Mostra reúne desenhos do caricaturista J. Carlos

Há dez anos, ao preparar sua dissertação de mestrado sobre os primórdios da modernidade gráfica no Brasil, a designer Julieta Sobral mergulhou na obra de J. Carlos (1902-1950), guardada na Biblioteca Nacional. Munida de autorização especial, ela manuseou os originais das revistas mais importantes com as quais o ilustrador e caricaturista, considerado o maior de todos os tempos por seus pares, colaborou. Com as fibras trincadas, as páginas quase se desfaziam em suas mãos.

Julieta então se mobilizou para garantir a perpetuação e a divulgação de seu legado. Juntou-se ao caricaturista Cássio Loredano, apaixonado, como ela, pelo traço elegante e a abrangência da atuação de J. Carlos na imprensa brasileira, e obteve patrocínio da Petrobrás para digitalizar a parte mais significativa de sua produção: as coleções das revistas O Malho e Para Todos, que viveram seu auge nas décadas de 20 e 30, quando ele as dirigiu (o material está disponível no endereço www.memoriagraficabrasileira.org).

A dedicação da dupla rendeu ainda seis livros (e um sétimo, que Loredano já terminou, Reclames – J. Carlos, o Publicitário, à espera de interessados a lançá-lo) e a exposição J. Carlos em Revista, que será aberta nesta quarta-feira, 30, no Centro Cultural Correios, no Rio. São 360 peças, sendo 60 desenhos a lápis originais, que permitem que o visitante conheça os caminhos da arte do desenhista.

J. Carlos é apresentado em suas faceta de cronista de costumes e da política do País – de Campos Sales (1989-1902) a Dutra (1946-1951), satirizou todos os presidentes da República -; publicitário (preparava desenhos e textos); e designer (criou identidades visuais inconfundíveis).

Autodidata, dedicado ao ofício desde os 18 anos, o carioca José Carlos de Brito e Cunha morreu trabalhando, aos 66. Teve uma hemorragia cerebral sobre a prancheta na redação da revista Careta, quando tratava com o compositor Braguinha da capa que faria para o LP que ele lançaria. Loredano fez as contas: “Em 18 mil dias de trabalho, produziu 50 mil desenhos, sem que haja nada feio ou excessivo. O traço e o humor eram certeiros”, avalia. “Quando comecei na profissão, há 30 anos, não o conhecia. Um absurdo!
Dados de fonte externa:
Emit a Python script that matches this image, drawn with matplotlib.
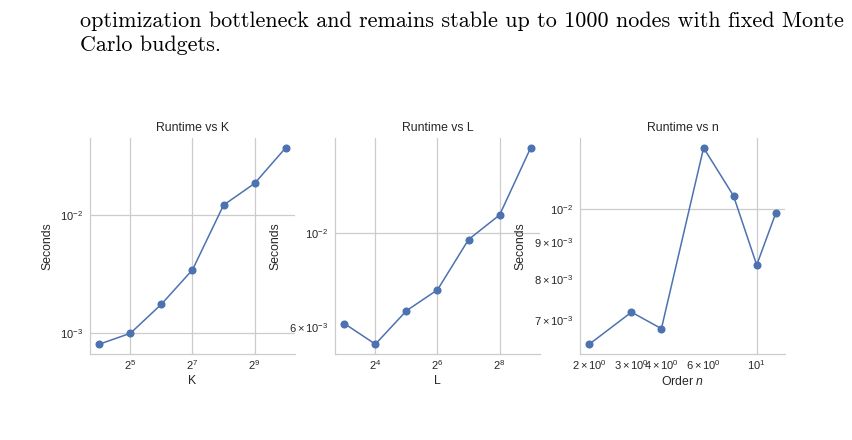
import matplotlib
matplotlib.use("Agg")
import matplotlib.pyplot as plt
import matplotlib.ticker as mticker
import seaborn as sns

sns.set_theme(style="whitegrid")
plt.rcParams['font.family'] = ['Liberation Sans', 'DejaVu Sans']
plt.rcParams['axes.unicode_minus'] = False
plt.rcParams['mathtext.fontset'] = 'custom'
plt.rcParams['mathtext.rm'] = 'Liberation Sans'
plt.rcParams['mathtext.it'] = 'Liberation Sans:italic'
plt.rcParams['mathtext.bf'] = 'Liberation Sans:bold'

# ---- data ----
K_vals = [16, 32, 64, 128, 256, 512, 1024]
K_time = [0.00080, 0.00099, 0.00175, 0.00343, 0.01216, 0.0186, 0.0373]
L_vals = [8, 16, 32, 64, 128, 256, 512]
L_time = [0.00612, 0.00547, 0.00656, 0.00735, 0.00966, 0.01104, 0.0159]
n_vals = [2, 3, 4, 6, 8, 10, 12]
n_time = [0.00649, 0.00719, 0.00682, 0.01216, 0.01043, 0.00836, 0.00986]
K_ticks = [32, 128, 512]
L_ticks = [16, 64, 256]

para_line1 = "optimization bottleneck and remains stable up to 1000 nodes with fixed Monte"
para_line2 = "Carlo budgets."

W, H = 853, 440
fig = plt.figure(figsize=(W / 100, H / 100), dpi=100)
fig.patch.set_facecolor("white")

fig.text(80 / W, 1 - 21 / H, para_line1, family="cmr10", fontsize=15.9,
         va="center", ha="left", color="black")
fig.text(80 / W, 1 - 45 / H, para_line2, family="cmr10", fontsize=15.9,
         va="center", ha="left", color="black")

color = "#4C72B0"
lefts = [90, 335, 580]
panels = [
    (K_vals, K_time, "Runtime vs K", "K", K_ticks),
    (L_vals, L_time, "Runtime vs L", "L", L_ticks),
    (n_vals, n_time, "Runtime vs n", "Order $n$", None),
]
fs = 8.8
tfs = 8.0
for left, (xv, yv, title, xlabel, ticks) in zip(lefts, panels):
    ax = fig.add_axes([left / W, 1 - 354 / H, 205 / W, 216 / H])
    ax.plot(xv, yv, marker="o", color=color, lw=1.1, markersize=4.8)
    ax.set_yscale("log")
    if ticks is not None:
        ax.set_xscale("log", base=2)
        ax.set_xticks(ticks)
        ax.xaxis.set_major_formatter(mticker.LogFormatterSciNotation(base=2))
        ax.xaxis.set_minor_locator(mticker.NullLocator())
    else:
        ax.set_xscale("log")
    ax.set_title(title, fontsize=fs, color=".15", pad=5)
    ax.set_xlabel(xlabel, fontsize=fs, color=".15", labelpad=2)
    ax.set_ylabel("Seconds", fontsize=fs, color=".15", labelpad=5)
    ax.tick_params(axis="x", which="both", labelsize=tfs, colors=".15", length=0, pad=3)
    ax.tick_params(axis="y", which="both", labelsize=tfs, colors=".15", length=0, pad=5)
    ax.grid(True, which="major", color=".8", lw=0.9)
    ax.grid(False, which="minor")
    for s in ["top", "right"]:
        ax.spines[s].set_visible(False)
    for s in ["left", "bottom"]:
        ax.spines[s].set_color(".8")
        ax.spines[s].set_linewidth(0.9)

fig.savefig("out.png", dpi=100, facecolor="white")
A natureza do nosso trabalho faz com que as pessoas vejam e depois joguem fora.”

A exposição ensina que J. Carlos viveu tempos em que o desenho era mais valorizado do que a fotografia e a caricatura era o chamariz das revistas. “A revista não se pretende eterna, então tem maior capacidade de retratar o espírito de uma época. Foi o que J. Carlos fez”, diz Julieta, que ressalta a modernidade de suas diagramações.

Neta do arquiteto Lúcio Costa, autor do Plano Piloto de Brasília, e diretora do Instituto Memória Gráfica Brasileira, ela tem especial interesse pelo estilo. “As entrelinhas maiores, os fios para emoldurar fotos e textos, o modo de usar o branco para ditar o ritmo da leitura, isso tudo era moderno não só no Brasil, mas no mundo”, assinala, apontando alguns dos destaques da mostra: as páginas de revista reproduzidas em grande escala, para que o público atente a todos os detalhes.

Nas salas do CCC, estão os tipos do Rio documentados por J. Carlos, os banhistas, os foliões no carnaval, os cariocas a flanar pela Avenida Central (hoje Rio Branco), a melindrosa com a boca em formato de coração, assim como seus registros da transformação do Brasil agrário em país urbano – e do Rio em uma cidade modernizada, tendo Paris como norte.

Os herdeiros de J. Carlos mantêm intacto o acervo guardado pelo artista, inclusive instrumentos de trabalho, como lápis, canetas e escovinhas. J. Carlos, a Figura da Capa, documentário de 2009 do bisneto José Brito Cunha, que conta sua trajetória por meio de desenhos e entrevistas, está no YouTube. As informações são do jornal O Estado de S. Paulo.